Если бы он знал, сколь отвратительно мне было это слово, «безумец», он никогда не употреблял бы его в моём присутствии. Оно подымало во мне такие чувства, которые я не взялся бы описать. Тем не менее, ответил я ему спокойно:
— Да, я полагаю, что мне следует зайти к мистеру Уайльду и провести с ним некоторое время.
— Бедняга! — встряхнув головой, воскликнула Констанс. — Должно быть, нелегко жить в одиночестве год за годом этому нищему, почти что выжившему из ума калеке. Как славно, что вы так часто заходите к нему, мистер Кастайн.
— Я думаю, он дурной человек, — заметил Хоуберк, вновь берясь за молоток. Я заслушался мелодичным звоном пластин наголенника, а когда он закончил, ответил:
— Нет, он не дурной человек, и уж точно не слабоумный. Его разум — комната чудес, из которой он может извлечь такие сокровища, для приобретения которых вам или мне понадобились бы годы.
Хоуберк рассмеялся.
— Он знает историю как никто другой, — продолжил я немного раздражённо. — Ничто, даже самая незначительная мелочь не ускользает от его внимания, а его память столь точна, столь аккуратна в деталях, что если бы в Нью-Йорке стало известно о существовании подобного человека, люди не смогли бы воздать ему достаточно почестей.
— Ерунда, — пробормотал Хоуберк, разыскивая упавшую на пол заклёпку.
— А разве ерунда, — вопросил я, стараясь сдерживать свои чувства, — разве ерунда то, что он сказал о набедренных пластинах и налядвеннике 8 расписного доспеха, который обычно называют «Княжеский Гербовой»: их можно найти среди ржавого театрального реквизита, сломанных плит и кучи прочего хлама на чердаке на улице Пели?
Хоуберк выронил молоток, но, тут же подобрав его, очень тихо спросил, откуда мне известно, что у «Княжеского Гербового» недостаёт набедренных пластин и левого налядвенника.
— Я не знал этого, покуда мистер Уайльд не упомянул об этом на днях.

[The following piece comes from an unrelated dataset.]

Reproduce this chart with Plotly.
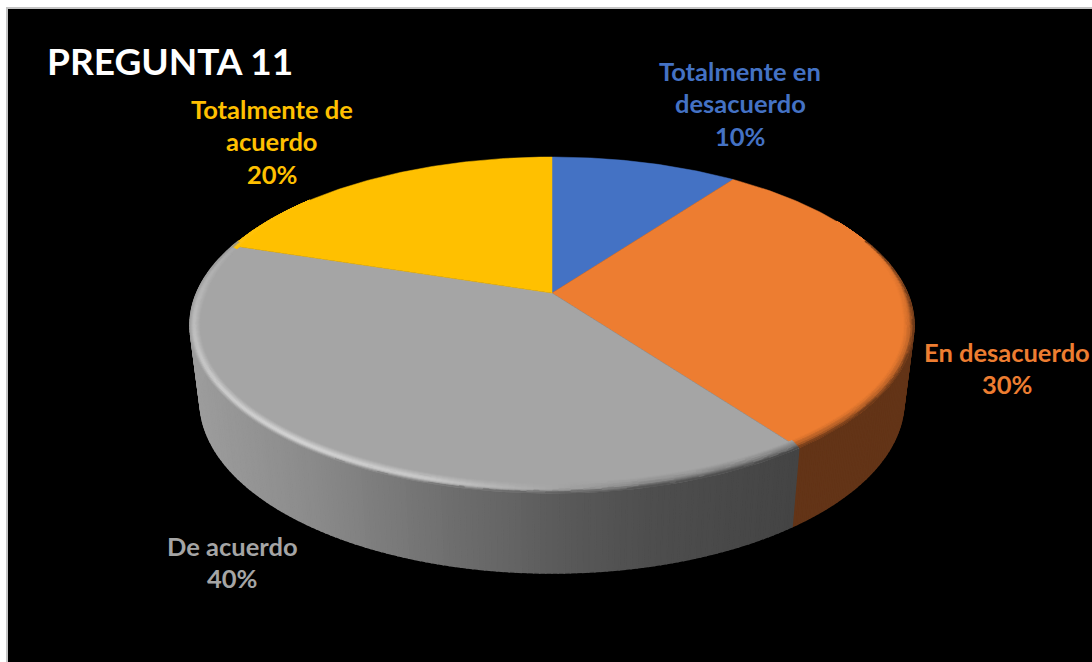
import numpy as np
import plotly.graph_objects as go

# data
categories = ["Totalmente en desacuerdo", "En desacuerdo", "De acuerdo", "Totalmente de acuerdo"]
values = [10, 30, 40, 20]
colors = ["#4472C4", "#ED7D31", "#A5A5A5", "#FFC000"]
label_lines = [["Totalmente en", "desacuerdo"], ["En desacuerdo"], ["De acuerdo"], ["Totalmente de", "acuerdo"]]
title_text = "PREGUNTA 11"

# pie drawn by hand: plotly has no tilted pie with perspective
cx, cy, rx, ry = 552, 325, 362, 168     # top ellipse
bx, by, brx, bry = 552, 401, 352, 172   # bottom ellipse
tilt = 0.19                             # how far the apex sits above the ellipse centre


def project(theta):
    u, v = np.sin(theta), np.cos(theta)
    d = 1 + tilt * v
    return u * np.sqrt(1 - tilt ** 2) / d, (v + tilt) / d


def rgb(c):
    return np.array([int(c[i:i + 2], 16) for i in (1, 3, 5)], dtype=float)


def hexc(a):
    return "#%02x%02x%02x" % tuple(int(round(min(255, max(0, k)))) for k in a)


def top_pt(t, inset=0.0):
    return cx + (rx - inset) * np.sin(t), cy - (ry - inset) * np.cos(t)


def bot_pt(t):
    return bx + brx * np.sin(t), by - bry * np.cos(t)


fractions = np.cumsum([0] + values) / sum(values)
edges_t = []
for f in fractions:
    u, v = project(2 * np.pi * f)
    edges_t.append(np.degrees(np.arctan2(u, v)) % 360)
edges_t[-1] = 360.0


def slice_index(deg):
    for i in range(len(values)):
        if edges_t[i] <= deg % 360 < edges_t[i + 1]:
            return i
    return 0


def side_color(deg):
    i = slice_index(deg)
    if colors[i] == "#ED7D31":
        return rgb("#633417")
    x = top_pt(np.radians(deg))[0]
    g = np.interp(x, [195, 300, 440, 500, 560, 650, 795], [156, 140, 112, 102, 90, 78, 68])
    return np.array([g, g, g])


def add_groups(fig, groups, lw):
    for col, (xs, ys) in groups.items():
        fig.add_trace(go.Scatter(x=xs, y=ys, mode="lines", fill="toself", fillcolor=col,
                                 line=dict(color=col, width=lw), hoverinfo="skip", showlegend=False))


def add_quad(groups, col, pts):
    xs, ys = groups.setdefault(col, ([], []))
    xs.extend([p[0] for p in pts] + [pts[0][0], None])
    ys.extend([p[1] for p in pts] + [pts[0][1], None])


fig = go.Figure()

# side wall
side = {}
step = 1.0
for deg in np.arange(60, 300, step):
    a, b = np.radians(deg), np.radians(deg + step)
    add_quad(side, hexc(side_color(deg + step / 2)), [top_pt(a), top_pt(b), bot_pt(b), bot_pt(a)])
add_groups(fig, side, 1.5)

# top face
for i, col in enumerate(colors):
    theta = np.linspace(2 * np.pi * fractions[i], 2 * np.pi * fractions[i + 1], 120)
    u, v = project(theta)
    xs = [cx] + list(cx + rx * u) + [cx]
    ys = [cy - ry * tilt] + list(cy - ry * v) + [cy - ry * tilt]
    fig.add_trace(go.Scatter(x=xs, y=ys, mode="lines", fill="toself", fillcolor=col,
                             line=dict(color=col, width=0.5), hoverinfo="skip", showlegend=False,
                             name=categories[i]))

# bevel on the rim
rim = {}
bands = np.linspace(0, 1, 11)
for deg in np.arange(50, 320, step):
    mid = deg + step / 2
    light = np.interp(mid, [60, 90, 133, 165, 182, 200, 225, 250, 270, 298, 320],
                      [0, -0.3, -0.45, -0.35, 0.05, 0.42, 0.55, 0.45, 0.3, 0.08, 0])
    width = np.interp(mid, [50, 85, 280, 320], [0, 10, 10, 0])
    if width <= 0.5:
        continue
    face = rgb(colors[slice_index(mid)])
    wall = side_color(mid)
    outer = wall if 60 < mid < 300 else face
    peak = face + light * (255 - face) if light > 0 else face + (-light) * (wall - face)
    a, b = np.radians(deg), np.radians(deg + step)
    for j in range(len(bands) - 1):
        s = (bands[j] + bands[j + 1]) / 2
        c = face + (peak - face) * (s / 0.6) if s < 0.6 else peak + (outer - peak) * ((s - 0.6) / 0.4)
        i0, i1 = width * (1 - bands[j]), width * (1 - bands[j + 1])
        add_quad(rim, hexc(c), [top_pt(a, i0), top_pt(b, i0), top_pt(b, i1), top_pt(a, i1)])
add_groups(fig, rim, 1)

# labels, one annotation per line so the line spacing can follow the picture
label_centres = [(740, 70.5), (1007, 351.5), (232, 545.5), (272, 108.5)]
line_gap = 32.5
annotations = [dict(x=44.5, y=60, text=title_text, xanchor="left", yanchor="middle", showarrow=False,
                    font=dict(family="Lato", size=37, color="#FFFFFF", weight="bold"))]
for i, lines in enumerate(label_lines):
    for k, line in enumerate(lines + ["%d%%" % round(100 * values[i] / sum(values))]):
        annotations.append(dict(x=label_centres[i][0], y=label_centres[i][1] + k * line_gap, text=line,
                                xanchor="center", yanchor="middle", showarrow=False,
                                font=dict(family="Lato", size=25.5, color=colors[i], weight="bold")))

fig.update_layout(
    width=1092, height=662, margin=dict(l=0, r=0, t=0, b=0), autosize=False,
    paper_bgcolor="#FFFFFF", plot_bgcolor="#FFFFFF", showlegend=False,
    xaxis=dict(range=[0, 1092], visible=False, fixedrange=True),
    yaxis=dict(range=[662, 0], visible=False, fixedrange=True),
    shapes=[dict(type="rect", xref="x", yref="y", x0=7, y0=8, x1=1100, y1=670,
                 fillcolor="#000000", line=dict(color="#C4C4C4", width=2), layer="below")],
    annotations=annotations,
)

# the page's default body margin would push the figure 8px off
fig.write_html("out.html", config=dict(displayModeBar=False),
               post_script="document.body.style.margin='0';document.body.style.overflow='hidden';")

Он сказал, что они находятся на чердаке дома номер 998 по улице Пели.
— Ерунда, — воскликнул оружейник, но я заметил, что его руки под кожаным фартуком дрожали.
— И так же ерунда, — вежливо продолжил я, — что мистер Уайльд всё время называл вас маркизом Эйвонширским, а мисс Констанс?..
Я не закончил, так как девушка вскочила на ноги с лицом, каждая чёрточка которого выражала ужас. Хоуберк посмотрел на меня, неторопливо разглаживая фартук.
— Возможно, — заметил он, — что мистер Уайльд знает невероятно много всего...
— О доспехах, например, и о «Княжеском Гербовом», — вставил я с улыбкой.
— Да, — продолжал он медленно, — и о доспехах тоже — возможно. Но он ошибается в отношении маркиза Эйвонширского, который, как вы знаете, убив очернителя своей жены, бежал в Астралию, но ненадолго пережил супругу.
— Мистер Уайльд ошибается, — прошептала Констанс. Её губы побелели, но голос оставался спокойным и мелодичным.
— Что ж, сойдёмся, если вам будет угодно, на том, что относительно этого единственного случая мистер Уайльд ошибся, — заключил я.
II
Я преодолел три пролёта разваливающейся лестницы, по которой так часто взбирался и прежде, и постучал в маленькую дверь в конце коридора. Мистер Уайльд открыл, и я вошёл внутрь.